My family began looking for a summer home on the island in the mid-sixties. Our realtor was Dorothy Sullivan. We took many harrowing winter trips on the Sprigg Carroll to house hunt. All the homes that we looked at were not locked and were fully furnished. I was amazed as an 8 year old that the people were long gone but the furniture was still in their homes. Folks just didn’t take their furniture with them during that time; it was too difficult to get it off the island. My house is on Calico Hill*
I am the 4th owner since the original owner Captain Lemuel A. Dodge. Captain Dodge left his home to his son Norman E. Dodge and his wife Ann R. Dodge. Captain Norman Dodge was also a well-known fisherman on the island. This boat was call the Ruth Ann. The Dodge home was sold to Clarence McCarthy in 1964 and they sold the house to my family in 1969. There are still many pieces of furniture and china throughout the house that came with it. I plan on leaving those pieces for the next steward of this house. I have lived here nearly 50 years.

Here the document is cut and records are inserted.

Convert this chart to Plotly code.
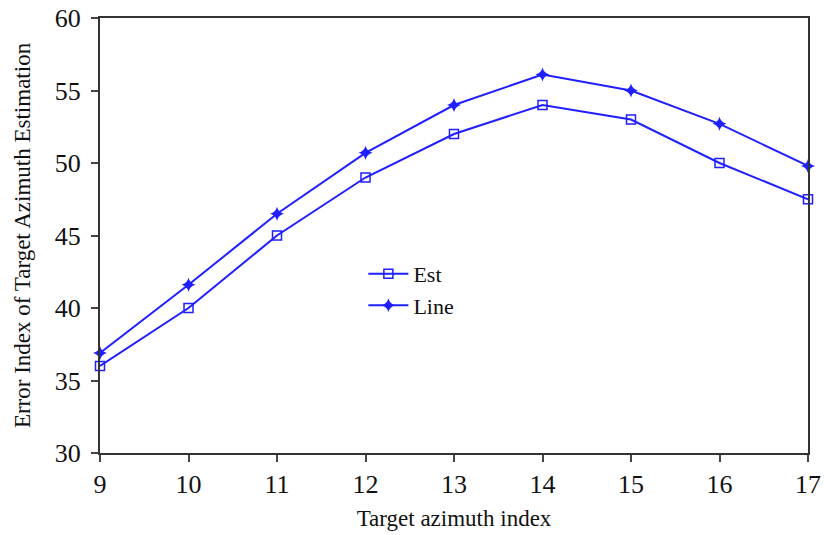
import plotly.graph_objects as go

x_idx = [9, 10, 11, 12, 13, 14, 15, 16, 17]
est = [36.0, 40.0, 45.0, 49.0, 52.0, 54.0, 53.0, 50.0, 47.5]
line = [36.9, 41.6, 46.5, 50.7, 54.0, 56.1, 55.0, 52.7, 49.8]

blue = "#1f1fff"
font_family = "Liberation Serif, Times New Roman, serif"

fig = go.Figure()
fig.add_trace(go.Scatter(x=x_idx, y=est, name="Est", mode="lines+markers", cliponaxis=False,
                         line=dict(color=blue, width=2),
                         marker=dict(symbol="square-open", size=9, color=blue, line=dict(width=1.5, color=blue))))
fig.add_trace(go.Scatter(x=x_idx, y=line, name="Line", mode="lines+markers", cliponaxis=False,
                         line=dict(color=blue, width=2),
                         marker=dict(symbol="star-diamond", size=10, color=blue)))

fig.update_layout(
    width=824, height=535,
    margin=dict(l=100, r=16, t=18, b=82, autoexpand=False),
    paper_bgcolor="white", plot_bgcolor="white",
    font=dict(family=font_family, color="#111"),
    showlegend=True,
    legend=dict(x=0.372, y=0.46, xanchor="left", yanchor="top",
                bgcolor="rgba(0,0,0,0)", font=dict(size=22, family=font_family),
                tracegroupgap=0, itemwidth=40),
    xaxis=dict(range=[9, 17], tickvals=x_idx, ticks="outside", ticklen=7, tickwidth=1.5,
               showline=True, linecolor="#333", linewidth=2, mirror=True, showgrid=False,
               zeroline=False, tickfont=dict(size=26), automargin=False, ticklabeloverflow="allow",
               title=dict(text="Target azimuth index", font=dict(size=23), standoff=12)),
    yaxis=dict(range=[30, 60], tickvals=[30, 35, 40, 45, 50, 55, 60], ticks="outside", ticklen=7,
               tickwidth=1.5, showline=True, linecolor="#333", linewidth=2, mirror=True,
               showgrid=False, zeroline=False, tickfont=dict(size=26), automargin=False,
               ticklabeloverflow="allow", ticklabelstandoff=5,
               title=dict(text="Error Index of Target Azimuth Estimation", font=dict(size=23), standoff=18)),
)

fig.write_html("out.html", config={"displayModeBar": False},
               post_script="document.body.style.margin='0';")
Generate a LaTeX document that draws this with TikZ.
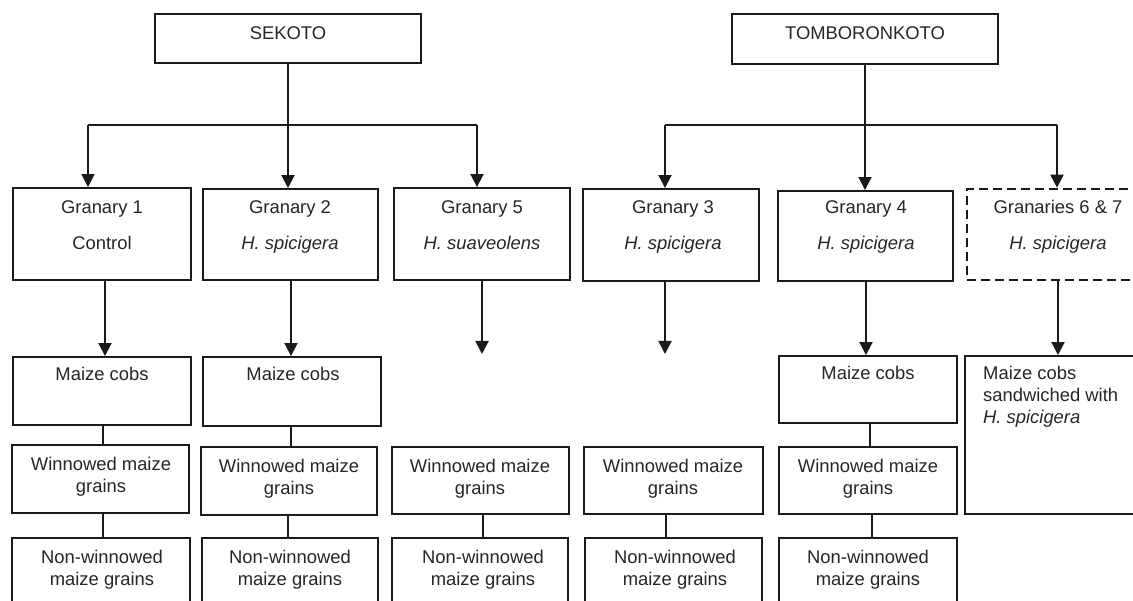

There is Victorian detail throughout the house inside and out; it is stunning. My husband Paul and I love this house and consider ourselves so lucky to own it and be able to care for it. Unfortunately, the maintenance never ceases. We understand all too well why new homes aren’t painted anymore! However, we are convinced that it is the paint that is really holding this place together. So, we just keep painting, around, around and around.
*The high ground just above the Block Island Historical Society building on Old Town Road is called Calico Hill. In 1831, legend tells of a ship wrecked on the nearby shores which had aboard cargo of calico. For days after the disaster yards and yards of salvaged calico were spread out to dry over this hill just beyond the Old Harbor and thereafter the folks of that area referred to as living on Calico Hill (from Block Island Lore and Legends).